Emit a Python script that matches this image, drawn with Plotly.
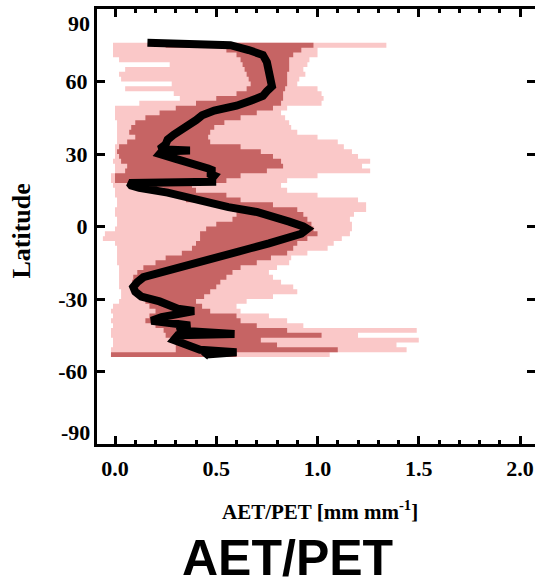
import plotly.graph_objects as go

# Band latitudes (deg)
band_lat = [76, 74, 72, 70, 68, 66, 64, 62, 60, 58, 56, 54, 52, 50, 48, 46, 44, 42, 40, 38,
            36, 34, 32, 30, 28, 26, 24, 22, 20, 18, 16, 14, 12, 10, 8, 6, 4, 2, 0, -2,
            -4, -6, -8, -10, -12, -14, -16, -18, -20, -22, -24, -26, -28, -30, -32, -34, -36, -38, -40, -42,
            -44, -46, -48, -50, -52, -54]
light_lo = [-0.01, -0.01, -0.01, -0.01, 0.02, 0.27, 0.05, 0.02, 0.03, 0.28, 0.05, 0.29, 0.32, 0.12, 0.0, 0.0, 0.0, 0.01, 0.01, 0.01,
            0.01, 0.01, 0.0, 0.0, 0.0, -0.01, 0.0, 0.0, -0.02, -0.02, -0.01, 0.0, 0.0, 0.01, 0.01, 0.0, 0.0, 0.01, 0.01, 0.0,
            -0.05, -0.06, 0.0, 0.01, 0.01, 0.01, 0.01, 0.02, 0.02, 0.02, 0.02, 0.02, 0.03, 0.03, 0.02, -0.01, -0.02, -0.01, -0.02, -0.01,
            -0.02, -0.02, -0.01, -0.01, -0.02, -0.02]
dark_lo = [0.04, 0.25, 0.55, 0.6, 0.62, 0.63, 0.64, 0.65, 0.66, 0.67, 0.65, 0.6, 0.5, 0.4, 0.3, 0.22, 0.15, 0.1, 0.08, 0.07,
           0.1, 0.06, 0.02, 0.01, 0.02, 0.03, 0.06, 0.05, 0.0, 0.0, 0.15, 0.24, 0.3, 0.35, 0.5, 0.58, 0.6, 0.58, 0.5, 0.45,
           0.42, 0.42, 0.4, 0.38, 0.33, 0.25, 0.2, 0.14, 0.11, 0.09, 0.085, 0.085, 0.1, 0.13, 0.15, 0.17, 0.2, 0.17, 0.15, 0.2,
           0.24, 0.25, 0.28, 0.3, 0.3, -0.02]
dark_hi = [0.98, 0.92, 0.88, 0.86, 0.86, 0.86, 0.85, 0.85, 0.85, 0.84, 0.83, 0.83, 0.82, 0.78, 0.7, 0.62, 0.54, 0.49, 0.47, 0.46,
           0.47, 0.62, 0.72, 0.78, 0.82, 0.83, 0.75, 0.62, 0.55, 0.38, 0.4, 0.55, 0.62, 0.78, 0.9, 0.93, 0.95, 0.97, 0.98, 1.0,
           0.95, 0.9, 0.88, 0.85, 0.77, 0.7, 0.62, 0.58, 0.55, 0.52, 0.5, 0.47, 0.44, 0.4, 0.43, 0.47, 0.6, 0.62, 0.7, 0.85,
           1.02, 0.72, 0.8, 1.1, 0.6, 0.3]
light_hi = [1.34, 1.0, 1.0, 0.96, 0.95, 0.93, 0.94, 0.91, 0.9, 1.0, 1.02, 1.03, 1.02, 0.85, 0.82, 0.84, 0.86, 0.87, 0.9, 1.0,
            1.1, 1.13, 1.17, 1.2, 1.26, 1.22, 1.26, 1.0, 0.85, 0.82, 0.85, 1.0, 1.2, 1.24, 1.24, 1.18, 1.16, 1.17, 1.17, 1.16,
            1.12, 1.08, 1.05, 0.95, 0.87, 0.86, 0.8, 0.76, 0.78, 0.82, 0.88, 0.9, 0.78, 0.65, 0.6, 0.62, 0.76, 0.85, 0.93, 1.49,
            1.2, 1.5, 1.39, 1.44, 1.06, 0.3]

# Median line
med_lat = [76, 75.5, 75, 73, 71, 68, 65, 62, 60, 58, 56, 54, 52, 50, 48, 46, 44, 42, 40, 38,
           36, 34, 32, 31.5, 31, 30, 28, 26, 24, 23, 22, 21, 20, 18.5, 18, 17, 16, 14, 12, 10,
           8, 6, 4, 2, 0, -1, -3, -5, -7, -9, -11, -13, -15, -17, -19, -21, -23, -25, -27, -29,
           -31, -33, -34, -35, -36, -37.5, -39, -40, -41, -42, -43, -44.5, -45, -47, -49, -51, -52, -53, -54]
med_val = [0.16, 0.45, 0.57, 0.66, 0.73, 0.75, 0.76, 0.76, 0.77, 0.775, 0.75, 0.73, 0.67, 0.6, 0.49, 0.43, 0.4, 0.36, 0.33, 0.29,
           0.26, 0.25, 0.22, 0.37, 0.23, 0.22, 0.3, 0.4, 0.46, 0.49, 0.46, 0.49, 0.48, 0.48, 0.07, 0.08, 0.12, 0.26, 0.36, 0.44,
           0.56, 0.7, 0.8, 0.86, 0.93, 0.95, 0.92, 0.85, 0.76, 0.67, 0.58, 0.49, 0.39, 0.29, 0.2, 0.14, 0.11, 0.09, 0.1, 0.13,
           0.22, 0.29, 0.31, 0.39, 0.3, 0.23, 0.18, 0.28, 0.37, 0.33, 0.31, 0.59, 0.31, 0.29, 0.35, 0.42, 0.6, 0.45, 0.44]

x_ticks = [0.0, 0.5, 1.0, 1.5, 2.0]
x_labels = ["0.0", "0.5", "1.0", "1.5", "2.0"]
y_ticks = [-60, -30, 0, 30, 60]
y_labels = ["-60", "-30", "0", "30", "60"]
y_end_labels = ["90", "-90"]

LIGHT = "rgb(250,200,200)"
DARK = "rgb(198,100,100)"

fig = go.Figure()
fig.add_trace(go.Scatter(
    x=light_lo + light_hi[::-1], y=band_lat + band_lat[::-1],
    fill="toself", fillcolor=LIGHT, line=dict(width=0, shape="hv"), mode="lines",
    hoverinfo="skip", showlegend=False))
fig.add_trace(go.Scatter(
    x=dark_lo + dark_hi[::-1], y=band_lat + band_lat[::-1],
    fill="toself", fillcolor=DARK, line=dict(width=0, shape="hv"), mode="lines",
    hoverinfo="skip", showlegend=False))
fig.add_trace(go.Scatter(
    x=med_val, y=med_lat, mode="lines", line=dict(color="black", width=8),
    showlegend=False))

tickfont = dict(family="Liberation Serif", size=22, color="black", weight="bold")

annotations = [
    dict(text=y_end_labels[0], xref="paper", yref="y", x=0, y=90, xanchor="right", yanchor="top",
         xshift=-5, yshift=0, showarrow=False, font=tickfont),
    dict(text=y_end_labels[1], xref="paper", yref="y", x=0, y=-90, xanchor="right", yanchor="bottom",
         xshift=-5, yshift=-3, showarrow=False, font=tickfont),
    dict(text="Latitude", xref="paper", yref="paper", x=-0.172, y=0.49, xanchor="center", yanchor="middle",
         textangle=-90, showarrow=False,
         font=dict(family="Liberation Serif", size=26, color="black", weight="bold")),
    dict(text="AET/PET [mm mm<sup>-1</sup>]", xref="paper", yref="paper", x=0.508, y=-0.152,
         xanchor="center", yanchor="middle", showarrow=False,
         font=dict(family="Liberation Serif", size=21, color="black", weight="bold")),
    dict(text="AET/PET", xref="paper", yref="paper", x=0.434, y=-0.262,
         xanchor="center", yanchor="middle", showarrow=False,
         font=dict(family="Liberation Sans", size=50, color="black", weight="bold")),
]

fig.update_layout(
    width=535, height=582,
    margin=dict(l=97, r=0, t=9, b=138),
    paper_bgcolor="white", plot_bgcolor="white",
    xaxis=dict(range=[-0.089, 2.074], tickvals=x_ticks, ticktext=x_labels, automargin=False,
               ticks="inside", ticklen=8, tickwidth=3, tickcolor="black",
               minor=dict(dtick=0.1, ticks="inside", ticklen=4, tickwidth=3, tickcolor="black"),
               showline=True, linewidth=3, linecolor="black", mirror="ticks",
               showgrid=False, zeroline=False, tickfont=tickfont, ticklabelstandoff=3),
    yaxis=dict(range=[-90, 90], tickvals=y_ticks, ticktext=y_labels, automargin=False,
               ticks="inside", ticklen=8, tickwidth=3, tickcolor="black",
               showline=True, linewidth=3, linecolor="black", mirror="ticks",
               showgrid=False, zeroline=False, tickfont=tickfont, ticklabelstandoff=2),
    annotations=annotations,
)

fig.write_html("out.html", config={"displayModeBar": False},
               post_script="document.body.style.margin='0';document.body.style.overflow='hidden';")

+-------+

CHALLENGE → Leave out any pictures, please, and quote only the lines from the top of the data through the line that contains "import plotly.graph_objects as go".

EXERCISE OUTPUT →
Emit a Python script that matches this image, drawn with Plotly.
import plotly.graph_objects as go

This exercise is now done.